楼梯间声控的灯早就黑了,很暗,外面就是电梯,听得见人来人往的脚步声和同事们的说话声。叮当,电梯来了。静了一会儿,慢慢又有了脚步声和人声。叮当,电梯又来了,又是一阵儿嘈杂,然后又是短暂的寂静。白领们总是花钱去健身或是做运动,却一般不会走楼梯,苏亦好就一个人坐在台阶上听着那寂静复喧杂、喧杂复寂静、中间又夹杂着叮当叮当的声音。
叮当声不那么频了,喧杂的人声变成了偶尔的脚步声。按亮手机,原来下班已经一个多小时了。她仍旧扶着栏杆站起来,左脚踝隐隐作痛,估计是扭着了,问题不大。再一试右腿,她没忍住轻叫了一声。走不动了,她第一个想到了陈明然。陈明然?唉,还是算了吧。她又想了一圈,只有卓天的办公室离自己最近,越过两条小街就是,可是这么晚,他已经走了吧?更何况,他来也没用,总不能让他把自己背下去吧?上下看看,下五楼要走的台阶数显然比上六楼的多,左脚踝、右腿,怎么就这么会配对?
忍着疼,苏亦好靠着两只手和左脚的受力,一点一点地挪到了电梯口,倚着墙等来了电梯。下到一楼,招手让保安帮她叫了辆出租车,保洁的阿姨见状赶紧过来把她扶到大门口,送进出租车,苏亦好才松了口气。
“师傅,去海军医院。”
附近就是人民医院,她不去,贼贵,人有贼多。海军医院要稍远一些,不过人少,医生、护士的态度也好,苏亦好有经验。
海军医院到底没让苏亦好失望,一见她扶着墙慢慢地往里走,导医台的小护士就迎了上来,帮她挂了号,又打了内线,给她找了张轮椅。
“怎么了?”一个男医生问道。
“从楼梯上滚下来的。”
年轻的医生笑了,“怎么那么不小心?”
“不知道被谁撒了什么。”
“哪条腿?”
“左脚右腿。”苏亦好描述了一下当时的情况。
医生看了看脚踝,又要看腿。
“这个......”大腿的内侧,这让个男医生摸?
“怎么了?”
苏亦好无可奈何,躺在那里,把衣服褪到膝盖,男医生面无表情地摸了几下,苏亦好嗷嗷地叫了起来。男医生回到桌前刷刷地开了张单子,“拍片看一下。”
苏亦好摇着轮椅去交钱,然后拍片,医生看了两眼,问道:“小时候摔过吗?”
“没有。”
“肯定有,看到这儿了没有?”苏亦好凑过去一看,膝盖上一条小小的白线。“自己没觉出来?”

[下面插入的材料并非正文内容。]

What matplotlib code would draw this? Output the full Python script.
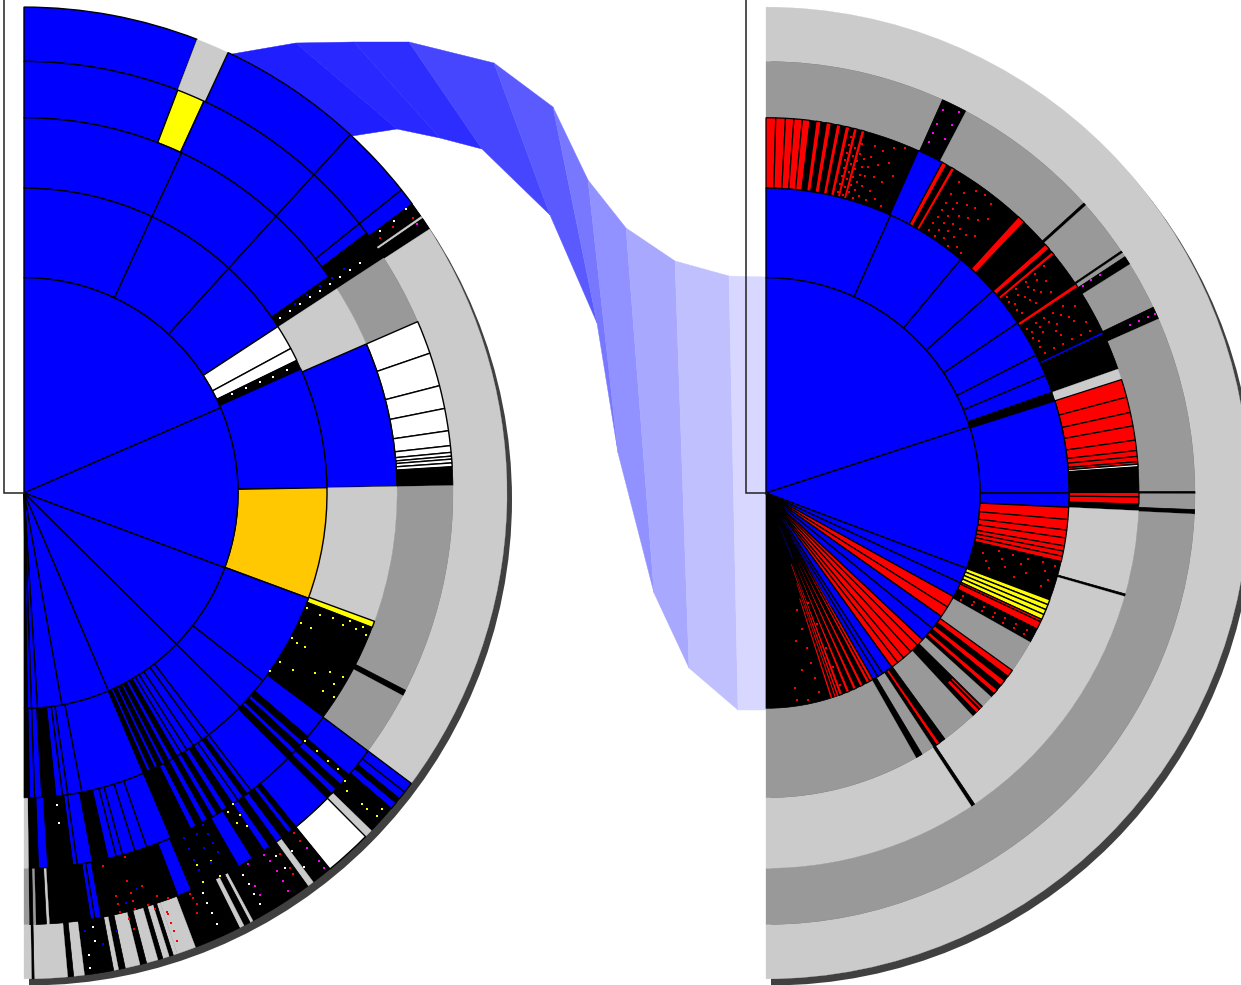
import matplotlib
matplotlib.use('Agg')
import matplotlib.pyplot as plt
from matplotlib.patches import Wedge, Polygon
from matplotlib.transforms import Affine2D
import numpy as np

W, H = 1241, 985

# ring radii in pixels, centre outwards
RADII = [0, 214, 303, 373, 429, 483]
Y_STRETCH = 1.006  # the source picture is a touch taller than wide

# left tree: slice edges in degrees, one letter per slice
L1_E = [90, 23.3, -20.3, -44.6, -66.8, -79.8, -86.4, -88, -89.1, -90]
L1_K = 'bbbbbbbbk'
L2_E = [90, 65, 47.5, 33.1, 28.3, 25.8, 24, 1, -20.2, -38, -44.6, -52.5, -54, -56, -57.5, -58.7, -59.7,
        -60.6, -61.5, -62.3, -63, -63.8, -64.5, -65.3, -66, -66.8, -79, -81.7, -82.7, -84, -85, -86.6, -88, -89, -90]
L2_K = 'bbbwwkbobbb' + 'bbbbb' + 'kbkbkbkbk' + 'bbbb' + 'kk' + 'bb' + 'k'
L3_E = [90, 65, 47.5, 35.2, 33, 23.4, 1, -20, -21, -36.6, -40.5, -41.5, -42.3, -43.2, -44, -45, -52.5,
        -53.3, -54, -55, -56, -57, -58, -58.8, -59.7, -60.5, -61.5, -62.5, -63.5, -64.5, -65.5, -66.8,
        -70.8, -72.7, -74.7, -75.7, -77, -79.4, -81.8, -82.5, -86.3, -87.8, -89.3, -90]
L3_K = 'bbbkgbgykb' + 'kbkbkb' + 'bkbbkbkbkbkbkkk' + 'bbbbb' + 'kbbkbkg'
L4_E = [90, 69, 65.2, 47.5, 38.6, 37, 33, 23.4, 18.9, 14.4, 11.3, 8.3, 6.3, 5.4, 4.9, 4.5, 4, 3.5, 3, 1,
        -27.2, -28, -36.7, -40.8, -41.5, -42.5, -43.3, -44.2, -45, -50.7, -51.3, -52, -53, -54, -55, -56,
        -57.8, -60, -67, -69, -79.6, -80.5, -81.1, -86.6, -87, -88.4, -88.8, -89.3, -90]
L4_K = 'bybbbkd' + 'wwwwwwwwww' + 'kk' + 'dkdb' + 'kbkbkb' + 'kbkbkbkbk' + 'bkbbkgkdkd'
L5_E = [90, 69, 65, 47.5, 38.6, 36.5, 34.7, 34.4, 32.9, -36.7, -38, -39, -39.6, -40.5, -42, -44, -45, -50.7,
        -53.2, -54, -61.7, -62.1, -62.9, -63.5, -64.5, -69.2, -71.5, -72, -72.5, -73.3, -73.9, -75.3, -76.1,
        -77.9, -78.7, -79.3, -82.8, -84.1, -84.8, -88.8, -89.1, -90]
L5_K = 'bgbbbkgkg' + 'bbkbkkg' + 'w' + 'kgkgkgkk' + 'ggkgkgkgkgkgkgkg'

# right tree
R1_E = [90, 17.9, -20.5, -24.7, -28.8, -32, -35, -39, -43, -45, -47.5, -50, -52, -54, -57, -58.5, -60, -61,
        -62, -63, -64, -65, -66, -67, -68, -69, -70, -90]
R1_K = 'bbbbrrbb' + 'rrrrr' + 'bbbr' + 'rkrkrkrkr' + 'k'
R2_E = [90, 65.7, 50, 41.5, 33.9, 26.9, 22.7, 19.3, 17.6, 0, -2.7, -5, -7, -8.5, -10, -11, -12, -13, -20.5,
        -21.5, -22.5, -23.5, -24.5, -25, -26.5, -29.3, -35.6, -37, -38, -39.2, -40.2, -41.2, -42, -44.4, -47,
        -53.8, -55, -55.8, -56.5, -59, -60.3, -90]
R2_K = 'bbbbbbbkbb' + 'rrrrrrr' + 'k' + 'yyyy' + 'rrk' + 'd' + 'rkrkrk' + 'dk' + 'd' + 'krk' + 'dkd'
R3_E = [90, 88.5, 87, 85.7, 84.4, 83.2, 82.3, 81.5, 80.7, 79.9, 79.1, 78.4, 77.7, 77, 76.4, 75.8, 75.2, 74.6, 65.9, 61.8,
        61, 60.2, 59.6, 59, 50, 47.4, 46.2, 45.4, 41.5, 40.6, 40, 39.4, 38.8, 33.9, 33.2, 33, 32.4, 25.5, 25, 19.3,
        17.6, 14.8, 12.4, 10.3, 8.1, 6.5, 5.6, 4.8, 4.4, 4, 0.1, -0.6, -1.7, -2.7, -15.6, -16, -56, -56.6, -90]
R3_K = 'rrrrrkrkrkrkr' + 'krkr' + 'k' + 'b' + 'rkrk' + 'k' + 'krkk' + 'rkrk' + 'k' + 'rb' + 'kk' + 'bk' + 'g' + 'rrrrrrrr' + 'w' + 'k' + 'rrk' + 'gkgkg'
R4_E = [90, 65.7, 62.2, 42.2, 41.8, 34.1, 33.8, 33.2, 32, 25.5, 23.8, 0.2, -0.1, -2.2, -2.8, -90]
R4_K = 'dkdkdkdkdkdkdkd'
R5_E = [90, -90]
R5_K = 'g'

# thin bits that only fill part of a ring: first angle, last angle, inner r, outer r, kind
R_PIECES = [(-46, -45.4, 262, 303, 'r'), (-45, -44.7, 262, 303, 'r'), (-72.4, -72, 110, 214, 'r'),
            (-70.6, -70.2, 75, 214, 'r'), (-71.3, -71, 95, 214, 'r'), (-58.4, -58, 30, 80, 'b'),
            (-60, -59.6, 50, 130, 'b'), (-68, -67.6, 35, 70, 'b')]

# small dots: angle, radius
L_YELLOW_A = [-22.2, -21.9, -21.4, -21.4, -22, -25, -25, -22.3, -22.2, -22.4, -28.3, -28.7, -28.5, -33.2, -33.2, -35.8,
              -31.6, -30.1, -29.8, -31.5, -33.4, -33.2, -64.9, -65.1, -62.9, -62.8, -55.9, -55.9, -56.1, -57.2, -57,
              -41.2, -41.2, -41.2, -41.1, -41.7, -42.5, -42.5, -42.5, -42.3, -41.3]
L_YELLOW_R = [320, 333, 350, 364, 305, 306, 317, 345, 359, 370, 304, 311, 320, 306, 322, 303,
              342, 354, 368, 363, 358, 370, 408, 426, 411, 428, 373, 386, 399, 377, 391,
              374, 389, 404, 417, 430, 438, 458, 465, 477, 476]
L_RED_A = [-78, -74.4, -75, -73.2, -75, -77, -77, -77, -75, -75, -73.2, -71.6, -72.4, -70.3, -71, -76, -75.8, -71, -71, -71,
           -71, -67.4, -67.2, -67, -67.5, -51.4, -51.4, -54.5, -54.5, -54.6, 35.1, 35.6, 35.5]
L_RED_R = [379, 376, 399, 408, 412, 411, 419, 427, 428, 420, 428, 422, 434, 428, 440, 436, 447, 443, 452, 461,
           471, 432, 437, 444, 452, 432, 442, 441, 458, 465, 476, 454, 437]
L_PINK_A = [-58.7, -59.4, -59.4, -56.3, -56.1, -56.1, -56.1, -56.3, -51.3, -51.2, -51.2, 34.2]
L_PINK_R = [432, 454, 464, 432, 441, 453, 465, 476, 452, 470, 478, 475]
L_WHITE_A = [-83.9, -83.9, -80.9, -81, -82, -82, 36.4, 36.2, 36.2, 25.4, 25.3, 25, 24.9, 25, -55, -55, -53, -53,
             34.2, 34.2, 34.2, 34.2, 34.2, 34.2, 34.2, 34.2, 34.2, -65.8, -65.8, -65.8, -65.8, -60, -60, -60, -60]
L_WHITE_R = [312, 330, 437, 451, 464, 477, 475, 458, 441, 230, 245, 260, 275, 290, 440, 455, 445, 465,
             310, 322, 334, 346, 358, 370, 382, 394, 406, 436, 447, 458, 470, 438, 449, 460, 472]
L_BLUE_A = [-65, -65, -65, -65, -63, -63, -63, -61.5, -61.5, -61.5, -61.5, -82, -80, -78, -76, -74, 34.8, 34.8, 34.8, 34.8, 34.8]
L_BLUE_R = [378, 390, 402, 414, 380, 396, 412, 376, 386, 396, 406, 440, 455, 445, 420, 410, 330, 345, 360, 375, 390]

R_RED_A = [76.5] * 8 + [75.5] * 7 + [74.5] * 7 + [73.5] * 6 + [72.5] * 6 + [71] * 5 + [69.5] * 4 + [68] * 3 \
    + [58] * 7 + [56.5] * 7 + [55] * 6 + [53.5] * 6 + [52] * 4 + [50.8] * 3 \
    + [39] * 5 + [38] * 4 + [37] * 4 + [36] * 3 + [35] * 3 \
    + [32] * 5 + [31] * 5 + [30] * 4 + [29] * 3 + [28] * 3 + [26.5] * 6 \
    + [-14] * 5 + [-15.5] * 4 + [-17] * 4 + [-18.5] * 3 + [-27.5] * 7 + [-28.5] * 7 \
    + [-75] * 6 + [-78.4] * 3 + [-81.5] * 2 + [-68.8] * 5
R_RED_R = [308, 316, 324, 332, 340, 348, 356, 364, 306, 314, 322, 330, 338, 346, 354, 310, 318, 326, 334, 342, 350, 360,
           306, 314, 322, 330, 338, 346, 310, 320, 330, 340, 350, 362, 308, 318, 332, 345, 360, 312, 330, 350, 366, 308, 340, 370,
           308, 316, 324, 332, 340, 350, 364, 306, 314, 322, 330, 338, 346, 358, 310, 318, 326, 336, 350, 366, 306, 316, 326, 340, 352, 368,
           310, 325, 345, 365, 308, 330, 352,
           310, 322, 334, 346, 358, 308, 320, 332, 344, 312, 324, 336, 350, 310, 326, 340, 312, 330, 348,
           308, 318, 328, 338, 350, 310, 320, 330, 344, 360, 308, 320, 336, 350, 312, 332, 352, 310, 334, 362, 312, 322, 332, 342, 352, 362,
           240, 255, 270, 285, 298, 225, 245, 265, 290, 230, 250, 272, 295, 235, 262, 290, 222, 234, 246, 258, 270, 282, 294, 222, 234, 246, 258, 270, 282, 294,
           120, 140, 160, 175, 190, 205, 150, 180, 210, 196, 208, 117, 140, 165, 185, 205]
R_PINK_A = [65, 65, 65, 65, 63, 63, 63, 33, 33, 33, 24.6, 24.6, 24.6, 24.6]
R_PINK_R = [385, 395, 405, 420, 395, 410, 425, 378, 388, 398, 400, 410, 420, 428]

# ribbon between the two trees
RIBBON_TOP_X = [232, 296, 354, 409, 494, 553, 588, 626, 675, 729, 767]
RIBBON_TOP_Y = [54, 43, 42, 42, 63, 107, 180, 228, 261, 276, 277]
RIBBON_BOT_X = [352, 397, 440, 482, 550, 597, 618, 654, 689, 738, 767]
RIBBON_BOT_Y = [136, 129, 138, 149, 215, 323, 453, 593, 668, 710, 710]
RIBBON_SHADE = [30, 40, 45, 70, 90, 120, 145, 168, 192, 215]

CENTERS = {'left': (24, H - 493), 'right': (766, H - 493)}
SHADOW_OFFSET = (5, -6.5)

COLORS = {'b': '#0000ff', 'k': '#000000', 'w': '#ffffff', 'g': '#cbcbcb', 'd': '#999999',
          'y': '#ffff00', 'o': '#ffc800', 'r': '#ff0000'}
LINE_WIDTHS = {'b': 1.0, 'w': 1.0, 'y': 1.0, 'o': 1.0, 'r': 0.9, 'k': 0.5, 'g': 0.2, 'd': 0.2}


def stretched(side, ax):
    cx, cy = CENTERS[side]
    return Affine2D().translate(-cx, -cy).scale(1, Y_STRETCH).translate(cx, cy) + ax.transData


def ring(ax, side, level, edges, kinds):
    assert len(edges) == len(kinds) + 1, (side, level, len(edges), len(kinds))
    cx, cy = CENTERS[side]
    tr = stretched(side, ax)
    for i, kind in enumerate(kinds):
        ec = 'black' if kind in 'bkwyor' else COLORS[kind]
        ax.add_patch(Wedge((cx, cy), RADII[level], edges[i + 1], edges[i], width=RADII[level] - RADII[level - 1],
                           facecolor=COLORS[kind], edgecolor=ec, linewidth=LINE_WIDTHS[kind], transform=tr))


def dots(ax, side, angles, radii, color):
    cx, cy = CENTERS[side]
    a = np.radians(angles)
    r = np.array(radii)
    ax.scatter(cx + r * np.cos(a), cy + r * np.sin(a) * Y_STRETCH, s=3, marker='s', color=color, linewidths=0, zorder=5)


fig = plt.figure(figsize=(W / 100, H / 100), dpi=100)
ax = fig.add_axes([0, 0, 1, 1])
ax.set_xlim(0, W)
ax.set_ylim(0, H)
ax.axis('off')

# ribbon first, the trees sit on top
for i, shade in enumerate(RIBBON_SHADE):
    pts = [(RIBBON_TOP_X[i], H - RIBBON_TOP_Y[i]), (RIBBON_TOP_X[i + 1], H - RIBBON_TOP_Y[i + 1]),
           (RIBBON_BOT_X[i + 1], H - RIBBON_BOT_Y[i + 1]), (RIBBON_BOT_X[i], H - RIBBON_BOT_Y[i])]
    c = (shade / 255, shade / 255, 1)
    ax.add_patch(Polygon(pts, closed=True, facecolor=c, edgecolor=c, linewidth=0.3))

# corner frames and drop shadows
for side in CENTERS:
    cx, cy = CENTERS[side]
    ax.plot([cx - 20, cx - 20, cx], [H, cy, cy], color='#222222', linewidth=1.1, solid_joinstyle='miter')
    ax.add_patch(Wedge((cx + SHADOW_OFFSET[0], cy + SHADOW_OFFSET[1]), RADII[-1], -90, 90,
                       facecolor='#404040', edgecolor='none', transform=stretched(side, ax)))

for level, (e, k) in enumerate([(L5_E, L5_K), (L4_E, L4_K), (L3_E, L3_K), (L2_E, L2_K), (L1_E, L1_K)]):
    ring(ax, 'left', 5 - level, e, k)
for level, (e, k) in enumerate([(R5_E, R5_K), (R4_E, R4_K), (R3_E, R3_K), (R2_E, R2_K), (R1_E, R1_K)]):
    ring(ax, 'right', 5 - level, e, k)

cx, cy = CENTERS['right']
for a0, a1, r0, r1, kind in R_PIECES:
    ax.add_patch(Wedge((cx, cy), r1, a0, a1, width=r1 - r0, facecolor=COLORS[kind], edgecolor='none',
                       transform=stretched('right', ax)))

dots(ax, 'left', L_YELLOW_A, L_YELLOW_R, '#ffff00')
dots(ax, 'left', L_RED_A, L_RED_R, '#ff0000')
dots(ax, 'left', L_PINK_A, L_PINK_R, '#ff00ff')
dots(ax, 'left', L_WHITE_A, L_WHITE_R, '#ffffff')
dots(ax, 'left', L_BLUE_A, L_BLUE_R, '#0000ff')
dots(ax, 'right', R_RED_A, R_RED_R, '#ff0000')
dots(ax, 'right', R_PINK_A, R_PINK_R, '#ff00ff')

fig.savefig('out.png', dpi=100)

啊?自己膝盖上的?初一时摔了一跤,疼得半天爬不起来,但没到不能忍受的地步,也没当回事儿。医生摇了摇头。
“没什么大事儿,右腿内收肌拉伤。注意休息,近期不能让关节负重,尽量抬高,多做做冷敷,我再给你开些药。”医生说得言简意赅。
“不能上班吗?”
“要是你不怕疼,可以。”
“那什么时候能上班?”
医生笑了,“做什么工作的,这么勤奋?”
苏亦好有些不好意思,没假期吧,盼着休假,可如果是请假,总觉得欠公司什么,心里很忐忑,这叫“上班习惯性症候群”。
“你这只是轻度拉伤,不是特别严重,休息一周左右应该就没事了。但要注意休息,别做剧烈的动作。左脚也是。”
苏亦好摇着轮椅下楼拿了药,钻进出租车,跟来的小护士推着轮椅尽职尽责地说:“你自己一个人,千万要小心。”